Ronaldo. A pretensão inicial é que o
trabalho fique restrito ao estúdio pois até isso seria um diferencial do
trabalho. Quase tudo que gravei em álbuns meus ou de outras bandas acabou indo
pro palco e foi feito e gravado pensando nisso. Desta vez não tive essa
preocupação, o que dá uma certa liberdade de explorar mais recursos dos
equipamentos e da própria gravação em si. Há uma dualidade interessante entre
palco e estúdio, na qual sempre pendi mais para o segundo porque sempre achei
que o estúdio é o local onde se pode oferecer o máximo em termos de experiência
musical propriamente dita. No palco há outros fatores envolvidos que não são
música, mas a complementam - performance, iluminação, palco, o local onde se
toca, a interação com a plateia, etc. Pensando exclusivamente em música, o
estúdio é o melhor lugar para ela acontecer em plenitude. E quando vou gravar
um material com essa intenção de depois apresentá-la ao vivo, tento fazer de
uma maneira que seja possível reproduzir com certa fidelidade o que foi
gravado, o que estabelece certos limites.

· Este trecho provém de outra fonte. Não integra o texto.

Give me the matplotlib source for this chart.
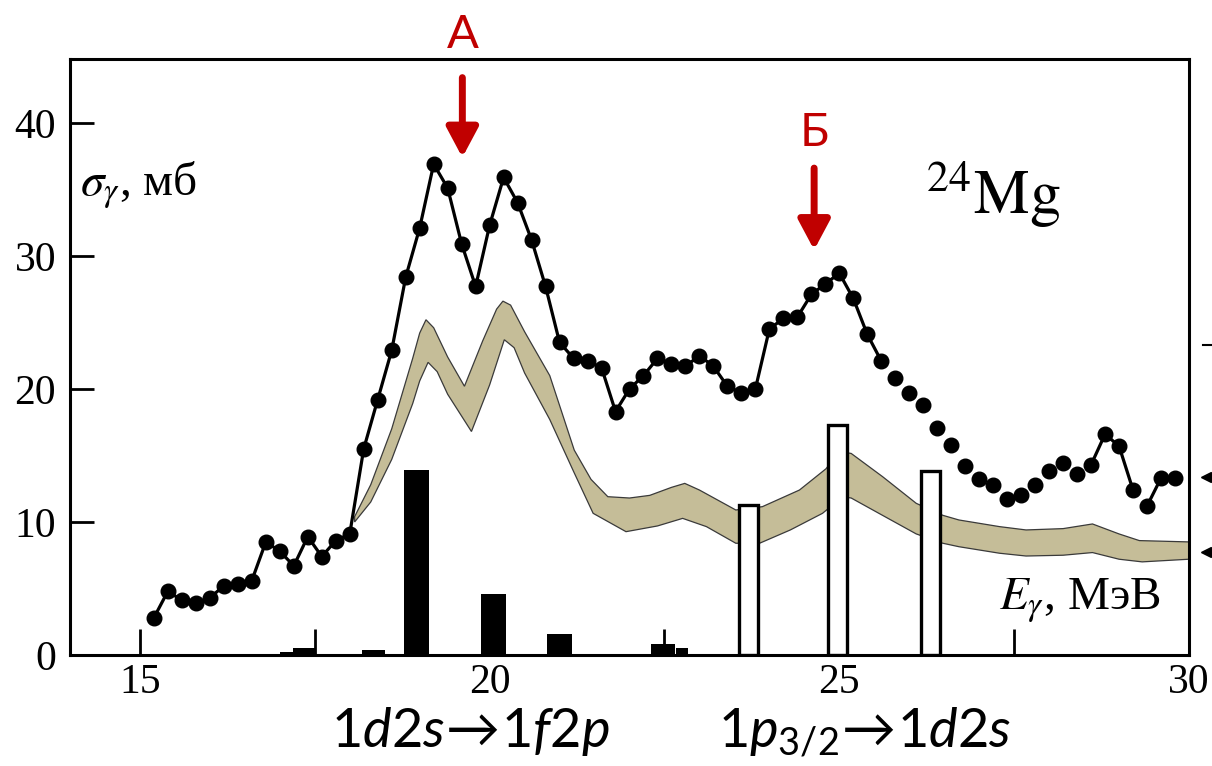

2112. Mas seria muito interessante apresentar o material para os fãs já que ele difere dos trabalhos desenvolvidos por você no Caravela Escarlate e no Arcpelago, não é?
2112. Mas seria muito interessante apresentar o material para os fãs já que ele difere dos trabalhos desenvolvidos por você no Caravela Escarlate e no Arcpelago, não é?
Ronaldo. Com certeza. As composições desse álbum solo foram pensadas justamente para ser algo que eu imaginei não ser muito apropriado para tocar com minhas bandas, para apresentar outras facetas da minha personalidade musical. Há muita riqueza musical a ser explorada e que eu penso que nem tendo duas bandas eu seja capaz de abraçar tudo (risos)! Possivelmente esse sons ajudarão a me conectar com pessoas fora do universo do rock.
2112. Vol. I terá edição limitadíssima... Futuramente você pretende lançá-lo nas plataformas digitais ou em formato físico?
Ronaldo. Não pretendo lançar nas plataformas digitais, como disse anteriormente. Não sei como será a resposta das pessoas a este trabalho, mas quero valorizar as pessoas que se interessaram em colaborar com esse projeto artístico que brotou desse belo momento da minha vida particular.
2112. Obrigado pela entrevista e felicidades para você e a Fernanda. Parabéns.
Ronaldo. Agradeço muito o prestígio do Furia 2112 ao trabalho das minhas bandas e por extensão a esse meu primeiro trabalho solo! Acompanho suas redes sociais, leio e comento eventualmente seu blog e sei bem como é a luta de vencer boicotes de todos os lados para conseguir promover aquilo que se acredita. A gente encontra muitos "não" antes de encontrar um "sim". Esse blog é um exemplo de perseverança e de visão do todo. Parabéns!
2112. ... o microfone é seu!
Ronaldo. Aos que tiverem interesse em
conhecer o trabalho, há dois pequenos trechos do trabalho disponibilizados como
teasers no youtube (link nos comentários - pode ser?) e para quem quiser ver o
projeto todo, o que faremos e como colaborar conosco, o link é: www.catarse.me/projetoeuropa.
Crédito: Todas as fotos utilizadas nesta entrevista pertencem ao arquivo pessoal do Ronaldo.
Eu do 2112/VISION desejo a você Ronaldo e a Fernanda a mesma felicidade que me mantém feliz a 17 anos com a minha esposa. Que Deus os abençoem e que vocês sejam realmente felizes... e se der guardem um pedaço do bolo para mim. Abração!